Dissident Dispatches is about Christian theology. It also gives voice to the ethno-patriotic concerns now fuelling the growth of the secular Alt-Right movement. Both reject the ongoing spiritual degeneration and concomitant demographic displacement of every white European ethno-nation.
The author, Andrew Fraser, has studied and taught history and law at leading universities in Canada, the United States, and Australia. He was born a British subject when people of British stock still counted as one of Canada’s two “founding races”. Indeed, at that time, there was no such thing as a “Canadian citizen”.
A “late loyalist” in his own personal development, Fraser deplores the ethno-masochistic eagerness with which far-too-many other WASPs still spit upon the graves of their ancestors.

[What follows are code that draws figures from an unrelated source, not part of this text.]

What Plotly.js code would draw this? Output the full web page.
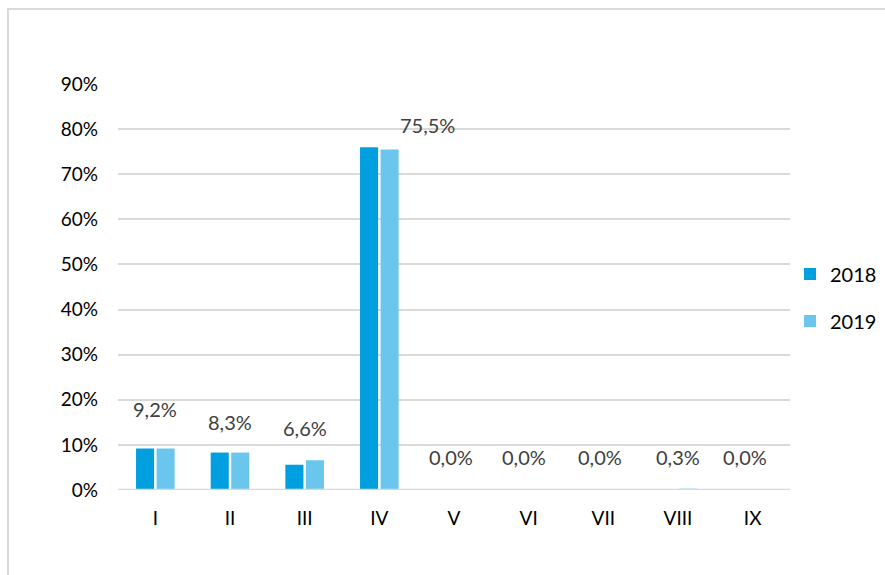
<!DOCTYPE html>
<html>
<head>
<meta charset="utf-8">
<script src="https://cdn.plot.ly/plotly-3.0.1.min.js"></script>
<style>
  html, body { margin: 0; padding: 0; background: #fff; overflow: hidden; }
  #chart { width: 885px; height: 575px; position: relative; }
  #frame { position: absolute; left: 7px; top: 8px; width: 900px; height: 600px;
           border-left: 2px solid #d9d9d9; border-top: 2px solid #d9d9d9; pointer-events: none; }
</style>
</head>
<body>
<div id="chart"></div>
<div id="frame"></div>
<script>
const categories = ['I', 'II', 'III', 'IV', 'V', 'VI', 'VII', 'VIII', 'IX'];
const values2018 = [9.2, 8.3, 5.6, 76.0, 0.0, 0.0, 0.0, 0.2, 0.0];
const values2019 = [9.2, 8.3, 6.6, 75.5, 0.0, 0.0, 0.0, 0.3, 0.0];
const yTicks = [0, 10, 20, 30, 40, 50, 60, 70, 80, 90];

// label placement offsets (pixels), styling only
const labelDx = [0, 0, 0, 48, -3, -5, -3, 0, -8];
const labelDy = [40, 31, 32, 24, 33, 33, 33, 32, 33];

const FONT = 'Lato, "Open Sans", sans-serif';

const traces = [
  { type: 'bar', name: '2018', x: categories, y: values2018, marker: { color: '#009fdf' },
    legendgroup: 'a', hoverinfo: 'x+y' },
  { type: 'bar', name: '2019', x: categories, y: values2019, marker: { color: '#6bc6ee' },
    legendgroup: 'b', hoverinfo: 'x+y' }
];

const fmt = v => v.toFixed(1).replace('.', ',') + '%';

const annotations = categories.map((c, i) => ({
  x: c, y: values2019[i], xref: 'x', yref: 'y',
  text: fmt(values2019[i]), showarrow: false,
  xanchor: 'center', yanchor: 'middle',
  xshift: labelDx[i], yshift: labelDy[i],
  font: { family: FONT, size: 20, color: '#404040' }
}));

const layout = {
  width: 885, height: 575,
  margin: { l: 118, r: 95, t: 84, b: 85, autoexpand: false },
  paper_bgcolor: '#ffffff', plot_bgcolor: '#ffffff',
  barmode: 'group', bargap: 0.45, bargroupgap: 0.12,
  font: { family: FONT, size: 19, color: '#000000' },
  xaxis: {
    type: 'category', showgrid: false, zeroline: false, showline: false,
    ticks: '', tickfont: { family: FONT, size: 19, color: '#000000' },
    ticklabelstandoff: 15, automargin: false
  },
  yaxis: {
    range: [0, 90], tickvals: yTicks, ticktext: yTicks.map(v => v + '%'),
    showgrid: true, gridcolor: '#d9d9d9', gridwidth: 2,
    zeroline: false, showline: false, ticks: '',
    tickfont: { family: FONT, size: 19, color: '#000000' },
    ticklabelstandoff: 19, automargin: false
  },
  shapes: [
    { type: 'line', xref: 'paper', yref: 'y', x0: 0, x1: 1, y0: 0, y1: 0,
      line: { color: '#d9d9d9', width: 2.5 }, layer: 'above' }
  ],
  showlegend: true,
  legend: {
    x: 1.0, xanchor: 'left', y: 0.474, yanchor: 'middle',
    font: { family: FONT, size: 20, color: '#000000' },
    traceorder: 'grouped', tracegroupgap: 18,
    bgcolor: 'rgba(0,0,0,0)'
  },
  annotations: annotations
};

Plotly.newPlot('chart', traces, layout, { displayModeBar: false, staticPlot: true });
</script>
</body>
</html>
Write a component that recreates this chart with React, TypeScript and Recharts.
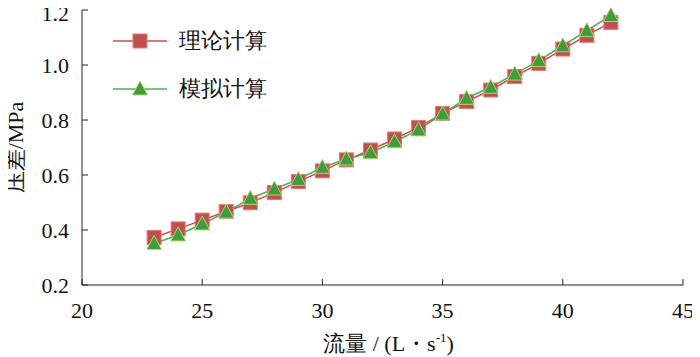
import { LineChart, Line, XAxis, YAxis } from 'recharts'

const flow = [23, 24, 25, 26, 27, 28, 29, 30, 31, 32, 33, 34, 35, 36, 37, 38, 39, 40, 41, 42]
const theory = [0.373, 0.404, 0.436, 0.467, 0.499, 0.536, 0.576, 0.615, 0.655, 0.691, 0.731, 0.773, 0.824, 0.867, 0.909, 0.958, 1.006, 1.058, 1.108, 1.155]
const simulated = [0.351, 0.382, 0.422, 0.465, 0.515, 0.549, 0.584, 0.628, 0.658, 0.681, 0.721, 0.764, 0.822, 0.879, 0.919, 0.967, 1.016, 1.07, 1.125, 1.18]
const xTicks = [20, 25, 30, 35, 40, 45]
const yTicks = [0.2, 0.4, 0.6, 0.8, 1.0, 1.2]
const seriesNames = ['理论计算', '模拟计算']

const data = flow.map((q, i) => ({ q, theory: theory[i], simulated: simulated[i] }))

const FONT = 'Liberation Serif, DejaVu Serif, serif'
const RED_LINE = '#d24a4a'
const RED_FILL = '#c0504d'
const GREEN_LINE = '#4cb050'
const GREEN_FILL = '#3c9e3c'

const Square = (props: any) => {
  const { cx, cy } = props
  if (cx == null || cy == null) return null
  return <rect x={cx - 7} y={cy - 7} width={14} height={14} fill={RED_FILL} stroke="#e07a78" strokeWidth={1} />
}

const Triangle = (props: any) => {
  const { cx, cy } = props
  if (cx == null || cy == null) return null
  return <polygon points={`${cx},${cy - 8} ${cx + 7.5},${cy + 6} ${cx - 7.5},${cy + 6}`} fill={GREEN_FILL} stroke="#b9d36a" strokeWidth={1} />
}

const LegendBox = () => (
  <div style={{ position: 'absolute', left: 113, top: 28, fontFamily: FONT, fontSize: 22, color: '#111' }}>
    {seriesNames.map((name, i) => (
      <div key={name} style={{ display: 'flex', alignItems: 'center', height: 26, marginBottom: i === 0 ? 22 : 0 }}>
        <svg width={54} height={20}>
          <line x1={0} y1={10} x2={54} y2={10} stroke={i === 0 ? RED_LINE : GREEN_LINE} strokeWidth={1.5} />
          {i === 0 ? (
            <rect x={20} y={3} width={14} height={14} fill={RED_FILL} stroke="#e07a78" />
          ) : (
            <polygon points="27,2 34.5,16 19.5,16" fill={GREEN_FILL} stroke="#b9d36a" />
          )}
        </svg>
        <span style={{ marginLeft: 12 }}>{name}</span>
      </div>
    ))}
  </div>
)

const YLabel = (props: any) => {
  const { viewBox } = props
  const cy = viewBox.y + viewBox.height / 2
  const x = 15
  return (
    <text x={x} y={cy} transform={`rotate(-90, ${x}, ${cy})`} textAnchor="middle" dominantBaseline="central" style={{ fontFamily: FONT, fontSize: 22 }} fill="#111">
      压差/MPa
    </text>
  )
}

const XLabel = (props: any) => {
  const { viewBox } = props
  const cx = viewBox.x + viewBox.width / 2 + 6
  return (
    <text x={cx} y={351} textAnchor="middle" style={{ fontFamily: FONT, fontSize: 22 }} fill="#111">
      流量 / (L・s<tspan dy={-9} fontSize={13}>-1</tspan><tspan dy={9}>)</tspan>
    </text>
  )
}

export default function App() {
  return (
    <div style={{ position: 'relative', width: 700, height: 357, margin: '-8px 0 0 -8px', fontFamily: FONT }}>
      <LineChart width={700} height={357} data={data} margin={{ top: 10, right: 17, left: 0, bottom: 0 }} style={{ fontFamily: FONT }}>
        <XAxis
          dataKey="q"
          type="number"
          domain={[20, 45]}
          ticks={xTicks}
          height={72}
          tickSize={-6}
          tickMargin={23}
          stroke="#222"
          tick={{ fill: '#111', fontSize: 22, style: { fontFamily: FONT } }}
          label={<XLabel />}
        />
        <YAxis
          type="number"
          domain={[0.2, 1.2]}
          ticks={yTicks}
          width={82}
          tickSize={-6}
          tickMargin={19}
          stroke="#222"
          tickFormatter={(v: number) => v.toFixed(1)}
          tick={{ fill: '#111', fontSize: 22, style: { fontFamily: FONT } }}
          label={<YLabel />}
        />
        <Line dataKey="theory" name={seriesNames[0]} stroke={RED_LINE} strokeWidth={1.5} dot={<Square />} activeDot={false} isAnimationActive={false} />
        <Line dataKey="simulated" name={seriesNames[1]} stroke={GREEN_LINE} strokeWidth={1.5} dot={<Triangle />} activeDot={false} isAnimationActive={false} />
      </LineChart>
      <LegendBox />
    </div>
  )
}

He recognizes, however, that it is not enough to mourn the loss of once-secure and legitimate ethno-religious identities. Nor will politics alone save us. Dissident Dispatches outlines the fundamental elements of the Christian ethno-theology sorely needed by the Alt-Right if it is to halt, much less reverse, the rising tide of colour.
Dissident Dispatches identifies the main currents in modern Christian theology responsible for the moral and spiritual collapse of both the Anglican Church and Christendom more generally.
Given the rusted-on secularism of the Alt-Right, the book offers a critical comparative analysis of the major alternatives to a Christian ethno-theology; namely, the political theology of popular sovereignty and the cornucopian civil religion of perpetual progress.
Across a wide range of issues in systematic and practical theology, in bible studies and church history, the essays collected here provide the basic ingredients for the counter-revolutionary theology of Christian nationhood needed in contemporary debates with Christian universalists and disingenuous white liberals.
The book counters the Christophobia endemic among neo-pagan white nationalists with an intellectually respectable Christian apologetic as well as a biblical hermeneutic informed by both “kinism” (aka covenantal creationism) and “preterism” (aka covenant eschatology).
But Dissident Dispatches is more than a theological treatise. It is also a personal memoir.
The author, Andrew Fraser, is a racially aware, former law professor who became a theology student at a divinity school in suburban Sydney, Australia. He discovered there a multiracial college community of professedly Christian teachers and students promoting the postmodern cult of the “Other”. There, to be Christian is to celebrate the fact that Australia, Canada, the United States, even England, are no longer “Anglo-Saxon countries”.
Following in the author’s footsteps from one class to another, the book provides insight into the academic and personal problems likely to face pro-white students engaging in politically-incorrect speech or behaviour in a divinity school anywhere in the white, English-speaking world.
The author has considerable personal experience on the receiving end of politically correct thought policing. Early on, Dissident Dispatches explores the background to the one-year suspension meted out to the author for “offending” faculty members and/or female and ethnic students by the allegedly racist, sexist, and anti-Semitic remarks made by him in classes and seminars.
Dissident Dispatches is the unplanned product of the culture shock experienced on all sides when an Alt-Right senior citizen cum cultural warrior decides to rattle his politically-correct bars by going to a theological college run by a church often confused with the Communist Party at prayer.